### Listed records
______
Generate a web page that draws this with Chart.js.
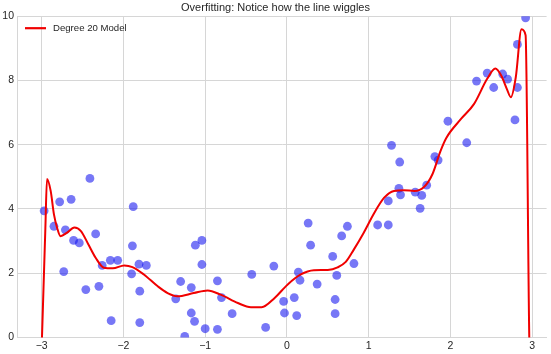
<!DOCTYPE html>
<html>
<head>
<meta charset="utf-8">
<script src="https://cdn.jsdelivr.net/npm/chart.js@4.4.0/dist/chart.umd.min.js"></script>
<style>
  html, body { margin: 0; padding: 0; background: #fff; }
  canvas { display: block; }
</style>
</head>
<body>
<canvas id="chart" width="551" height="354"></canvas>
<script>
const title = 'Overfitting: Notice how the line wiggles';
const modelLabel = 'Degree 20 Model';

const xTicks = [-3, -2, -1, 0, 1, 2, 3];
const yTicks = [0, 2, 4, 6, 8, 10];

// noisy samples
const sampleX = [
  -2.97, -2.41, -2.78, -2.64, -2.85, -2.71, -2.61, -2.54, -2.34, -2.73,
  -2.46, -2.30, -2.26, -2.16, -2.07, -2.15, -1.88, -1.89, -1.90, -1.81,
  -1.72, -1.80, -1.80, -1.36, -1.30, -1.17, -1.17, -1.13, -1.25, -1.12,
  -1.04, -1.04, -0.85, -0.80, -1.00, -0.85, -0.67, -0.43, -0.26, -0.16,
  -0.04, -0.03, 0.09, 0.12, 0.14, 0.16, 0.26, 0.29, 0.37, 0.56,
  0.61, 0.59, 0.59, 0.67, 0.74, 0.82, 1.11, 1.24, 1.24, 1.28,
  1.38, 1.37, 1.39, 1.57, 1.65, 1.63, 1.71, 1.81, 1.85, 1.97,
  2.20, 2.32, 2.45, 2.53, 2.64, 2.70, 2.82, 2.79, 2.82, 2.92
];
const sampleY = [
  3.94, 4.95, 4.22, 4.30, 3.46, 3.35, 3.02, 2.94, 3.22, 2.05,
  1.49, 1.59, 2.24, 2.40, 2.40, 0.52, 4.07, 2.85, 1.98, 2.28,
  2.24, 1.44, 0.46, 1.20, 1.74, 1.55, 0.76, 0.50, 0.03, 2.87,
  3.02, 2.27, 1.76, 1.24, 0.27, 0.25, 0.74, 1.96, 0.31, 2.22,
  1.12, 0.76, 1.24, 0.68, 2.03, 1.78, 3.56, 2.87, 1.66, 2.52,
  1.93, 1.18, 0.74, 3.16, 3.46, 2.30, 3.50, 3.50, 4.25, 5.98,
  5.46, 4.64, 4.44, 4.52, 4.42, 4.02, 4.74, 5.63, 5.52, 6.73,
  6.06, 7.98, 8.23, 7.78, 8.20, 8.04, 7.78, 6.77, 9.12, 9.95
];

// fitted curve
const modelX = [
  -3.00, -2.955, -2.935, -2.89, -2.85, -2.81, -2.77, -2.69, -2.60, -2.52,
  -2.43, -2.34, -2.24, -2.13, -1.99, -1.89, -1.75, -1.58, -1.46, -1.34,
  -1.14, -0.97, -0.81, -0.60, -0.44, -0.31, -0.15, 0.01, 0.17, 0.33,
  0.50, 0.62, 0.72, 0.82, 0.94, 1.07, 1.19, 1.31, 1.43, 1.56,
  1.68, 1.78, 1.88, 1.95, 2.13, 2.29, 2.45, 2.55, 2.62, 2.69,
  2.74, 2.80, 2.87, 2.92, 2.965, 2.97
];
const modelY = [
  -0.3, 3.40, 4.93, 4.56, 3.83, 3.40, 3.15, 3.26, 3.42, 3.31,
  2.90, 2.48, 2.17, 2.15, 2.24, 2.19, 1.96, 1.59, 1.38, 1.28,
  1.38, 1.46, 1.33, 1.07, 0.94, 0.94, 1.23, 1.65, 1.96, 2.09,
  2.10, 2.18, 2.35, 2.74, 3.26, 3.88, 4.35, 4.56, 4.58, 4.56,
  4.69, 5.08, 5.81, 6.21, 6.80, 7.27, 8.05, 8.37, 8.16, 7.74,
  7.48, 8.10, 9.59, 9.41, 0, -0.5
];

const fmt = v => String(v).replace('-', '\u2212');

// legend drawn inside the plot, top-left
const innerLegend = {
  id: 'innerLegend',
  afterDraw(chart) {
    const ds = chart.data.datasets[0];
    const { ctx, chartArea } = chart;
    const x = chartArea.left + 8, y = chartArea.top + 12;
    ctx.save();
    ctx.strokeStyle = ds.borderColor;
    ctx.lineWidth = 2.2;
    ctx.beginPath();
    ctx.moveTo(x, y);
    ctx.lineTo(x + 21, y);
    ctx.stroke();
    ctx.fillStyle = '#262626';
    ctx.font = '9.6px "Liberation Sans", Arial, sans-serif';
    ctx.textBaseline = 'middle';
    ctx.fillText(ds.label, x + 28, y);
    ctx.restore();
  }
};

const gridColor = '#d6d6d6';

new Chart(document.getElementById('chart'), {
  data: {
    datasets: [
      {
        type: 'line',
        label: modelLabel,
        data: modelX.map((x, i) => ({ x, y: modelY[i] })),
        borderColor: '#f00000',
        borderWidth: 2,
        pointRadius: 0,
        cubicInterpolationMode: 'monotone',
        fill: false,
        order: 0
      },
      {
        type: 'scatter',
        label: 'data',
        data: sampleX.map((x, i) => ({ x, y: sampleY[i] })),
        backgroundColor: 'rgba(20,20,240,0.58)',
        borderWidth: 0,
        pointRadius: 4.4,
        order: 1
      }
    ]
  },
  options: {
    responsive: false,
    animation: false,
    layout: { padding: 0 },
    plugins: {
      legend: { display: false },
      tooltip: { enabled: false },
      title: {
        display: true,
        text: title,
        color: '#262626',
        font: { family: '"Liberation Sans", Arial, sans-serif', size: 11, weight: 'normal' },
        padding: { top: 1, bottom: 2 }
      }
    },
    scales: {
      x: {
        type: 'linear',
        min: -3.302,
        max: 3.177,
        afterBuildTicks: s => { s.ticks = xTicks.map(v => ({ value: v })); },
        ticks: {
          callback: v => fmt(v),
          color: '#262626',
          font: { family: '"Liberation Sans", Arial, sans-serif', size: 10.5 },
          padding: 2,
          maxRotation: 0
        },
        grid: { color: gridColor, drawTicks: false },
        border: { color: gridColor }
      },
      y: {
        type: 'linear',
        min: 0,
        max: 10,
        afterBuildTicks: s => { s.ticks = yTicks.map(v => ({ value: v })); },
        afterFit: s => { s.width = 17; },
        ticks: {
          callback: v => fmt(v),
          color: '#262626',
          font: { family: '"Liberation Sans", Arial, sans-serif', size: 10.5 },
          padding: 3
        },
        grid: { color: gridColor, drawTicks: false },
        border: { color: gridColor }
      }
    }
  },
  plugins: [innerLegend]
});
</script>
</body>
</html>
______
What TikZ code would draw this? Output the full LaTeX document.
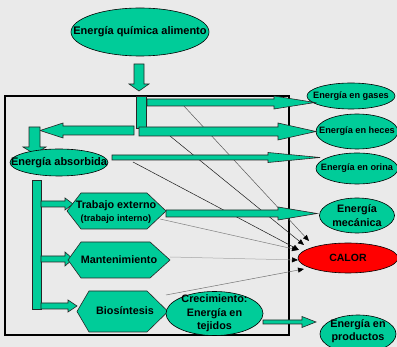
______
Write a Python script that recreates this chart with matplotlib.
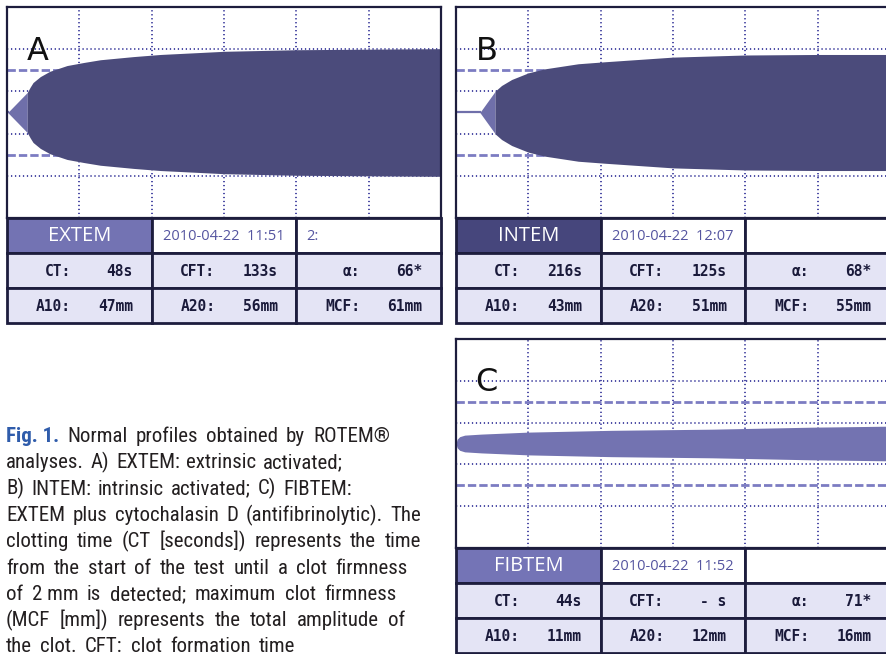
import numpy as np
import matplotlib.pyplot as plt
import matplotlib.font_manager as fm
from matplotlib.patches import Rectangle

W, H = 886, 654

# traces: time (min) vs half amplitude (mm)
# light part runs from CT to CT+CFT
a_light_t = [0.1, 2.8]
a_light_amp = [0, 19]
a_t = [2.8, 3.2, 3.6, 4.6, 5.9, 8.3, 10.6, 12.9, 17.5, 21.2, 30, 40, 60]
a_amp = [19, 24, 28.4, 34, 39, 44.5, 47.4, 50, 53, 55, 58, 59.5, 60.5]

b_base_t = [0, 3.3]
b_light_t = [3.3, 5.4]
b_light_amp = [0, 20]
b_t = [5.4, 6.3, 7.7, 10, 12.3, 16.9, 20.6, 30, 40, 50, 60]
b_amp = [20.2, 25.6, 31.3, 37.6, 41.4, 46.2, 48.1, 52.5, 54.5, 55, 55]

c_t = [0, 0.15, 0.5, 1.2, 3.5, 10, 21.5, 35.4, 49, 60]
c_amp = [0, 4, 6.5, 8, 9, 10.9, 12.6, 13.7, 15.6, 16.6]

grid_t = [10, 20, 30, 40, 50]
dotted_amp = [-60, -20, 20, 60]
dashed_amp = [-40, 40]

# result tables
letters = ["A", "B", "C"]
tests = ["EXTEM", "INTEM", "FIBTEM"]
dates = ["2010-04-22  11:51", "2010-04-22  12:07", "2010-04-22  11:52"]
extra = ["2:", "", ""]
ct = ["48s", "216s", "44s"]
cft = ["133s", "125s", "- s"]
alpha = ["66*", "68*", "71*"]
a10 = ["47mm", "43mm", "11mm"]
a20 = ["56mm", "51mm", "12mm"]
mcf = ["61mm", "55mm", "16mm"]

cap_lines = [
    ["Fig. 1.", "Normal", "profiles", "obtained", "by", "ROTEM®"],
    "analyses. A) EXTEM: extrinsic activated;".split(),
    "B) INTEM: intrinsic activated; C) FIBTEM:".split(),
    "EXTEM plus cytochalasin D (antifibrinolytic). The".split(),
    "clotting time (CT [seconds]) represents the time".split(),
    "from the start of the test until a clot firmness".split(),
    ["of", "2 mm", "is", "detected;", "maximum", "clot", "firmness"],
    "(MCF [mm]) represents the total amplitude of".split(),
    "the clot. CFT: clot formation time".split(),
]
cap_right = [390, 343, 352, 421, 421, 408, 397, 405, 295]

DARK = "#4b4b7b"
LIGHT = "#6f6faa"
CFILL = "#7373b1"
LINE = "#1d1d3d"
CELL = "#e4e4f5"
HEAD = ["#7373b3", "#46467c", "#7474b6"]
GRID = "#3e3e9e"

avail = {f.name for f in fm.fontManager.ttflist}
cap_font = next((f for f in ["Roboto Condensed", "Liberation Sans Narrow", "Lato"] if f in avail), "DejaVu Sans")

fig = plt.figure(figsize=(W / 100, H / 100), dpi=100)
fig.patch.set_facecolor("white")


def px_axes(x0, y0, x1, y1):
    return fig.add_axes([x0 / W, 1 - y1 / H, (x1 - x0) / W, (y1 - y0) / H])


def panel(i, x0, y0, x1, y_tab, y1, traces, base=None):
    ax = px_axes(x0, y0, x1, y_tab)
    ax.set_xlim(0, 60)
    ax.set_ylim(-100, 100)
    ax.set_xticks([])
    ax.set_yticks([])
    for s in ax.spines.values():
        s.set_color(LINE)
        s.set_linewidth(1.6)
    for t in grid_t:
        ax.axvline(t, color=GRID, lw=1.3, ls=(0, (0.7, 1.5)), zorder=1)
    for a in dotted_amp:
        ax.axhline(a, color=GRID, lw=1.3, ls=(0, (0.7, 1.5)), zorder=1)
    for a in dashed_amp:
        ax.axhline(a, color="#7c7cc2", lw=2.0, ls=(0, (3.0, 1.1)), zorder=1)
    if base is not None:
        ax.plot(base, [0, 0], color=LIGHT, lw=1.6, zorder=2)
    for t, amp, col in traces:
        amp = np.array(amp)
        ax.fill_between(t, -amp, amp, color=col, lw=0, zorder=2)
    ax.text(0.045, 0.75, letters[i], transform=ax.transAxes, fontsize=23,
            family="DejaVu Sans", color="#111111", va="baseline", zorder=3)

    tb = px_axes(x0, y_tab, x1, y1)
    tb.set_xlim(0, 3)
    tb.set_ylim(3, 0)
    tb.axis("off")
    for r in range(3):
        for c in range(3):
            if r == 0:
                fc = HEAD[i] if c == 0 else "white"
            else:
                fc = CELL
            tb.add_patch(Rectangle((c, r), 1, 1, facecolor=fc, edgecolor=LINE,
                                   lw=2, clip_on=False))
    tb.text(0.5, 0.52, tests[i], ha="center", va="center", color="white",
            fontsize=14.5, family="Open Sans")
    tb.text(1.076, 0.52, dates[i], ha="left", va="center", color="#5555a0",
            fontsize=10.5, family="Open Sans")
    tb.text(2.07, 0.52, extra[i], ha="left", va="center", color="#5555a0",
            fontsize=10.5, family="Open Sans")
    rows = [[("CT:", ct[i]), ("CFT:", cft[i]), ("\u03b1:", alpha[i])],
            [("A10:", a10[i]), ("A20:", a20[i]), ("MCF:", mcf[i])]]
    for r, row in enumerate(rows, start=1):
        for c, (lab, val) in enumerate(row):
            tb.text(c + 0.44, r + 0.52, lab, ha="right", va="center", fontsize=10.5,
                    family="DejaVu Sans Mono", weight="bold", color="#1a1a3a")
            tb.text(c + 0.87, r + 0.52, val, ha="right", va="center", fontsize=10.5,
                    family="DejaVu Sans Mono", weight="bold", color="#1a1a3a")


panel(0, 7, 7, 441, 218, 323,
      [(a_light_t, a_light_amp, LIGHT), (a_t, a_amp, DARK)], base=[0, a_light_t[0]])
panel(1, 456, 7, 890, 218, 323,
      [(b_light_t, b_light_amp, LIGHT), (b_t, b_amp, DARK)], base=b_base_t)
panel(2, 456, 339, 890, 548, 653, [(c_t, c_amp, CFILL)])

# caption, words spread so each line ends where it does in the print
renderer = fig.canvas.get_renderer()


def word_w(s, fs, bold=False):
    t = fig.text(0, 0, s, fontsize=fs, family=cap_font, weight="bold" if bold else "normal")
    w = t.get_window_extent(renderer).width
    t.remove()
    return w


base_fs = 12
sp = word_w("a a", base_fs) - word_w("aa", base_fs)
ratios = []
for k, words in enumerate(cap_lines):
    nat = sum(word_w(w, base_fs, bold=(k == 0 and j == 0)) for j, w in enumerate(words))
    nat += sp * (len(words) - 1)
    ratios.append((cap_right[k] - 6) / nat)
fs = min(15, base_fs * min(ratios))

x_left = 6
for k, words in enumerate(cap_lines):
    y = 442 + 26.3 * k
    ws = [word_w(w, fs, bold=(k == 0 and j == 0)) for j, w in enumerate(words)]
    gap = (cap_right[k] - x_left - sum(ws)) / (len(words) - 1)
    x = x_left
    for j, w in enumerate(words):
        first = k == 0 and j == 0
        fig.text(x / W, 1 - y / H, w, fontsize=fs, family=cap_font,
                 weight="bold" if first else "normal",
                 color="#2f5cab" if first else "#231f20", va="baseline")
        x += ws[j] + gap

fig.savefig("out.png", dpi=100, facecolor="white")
______
### What the task asks
Skip all pictures. Output only the lines from the one containing "Generate a web" to the one containing "const yTicks = [0, 2, 4, 6, 8, 10];", both lines included.

### The answer
Generate a web page that draws this with Chart.js.
<!DOCTYPE html>
<html>
<head>
<meta charset="utf-8">
<script src="https://cdn.jsdelivr.net/npm/chart.js@4.4.0/dist/chart.umd.min.js"></script>
<style>
  html, body { margin: 0; padding: 0; background: #fff; }
  canvas { display: block; }
</style>
</head>
<body>
<canvas id="chart" width="551" height="354"></canvas>
<script>
const title = 'Overfitting: Notice how the line wiggles';
const modelLabel = 'Degree 20 Model';

const xTicks = [-3, -2, -1, 0, 1, 2, 3];
const yTicks = [0, 2, 4, 6, 8, 10];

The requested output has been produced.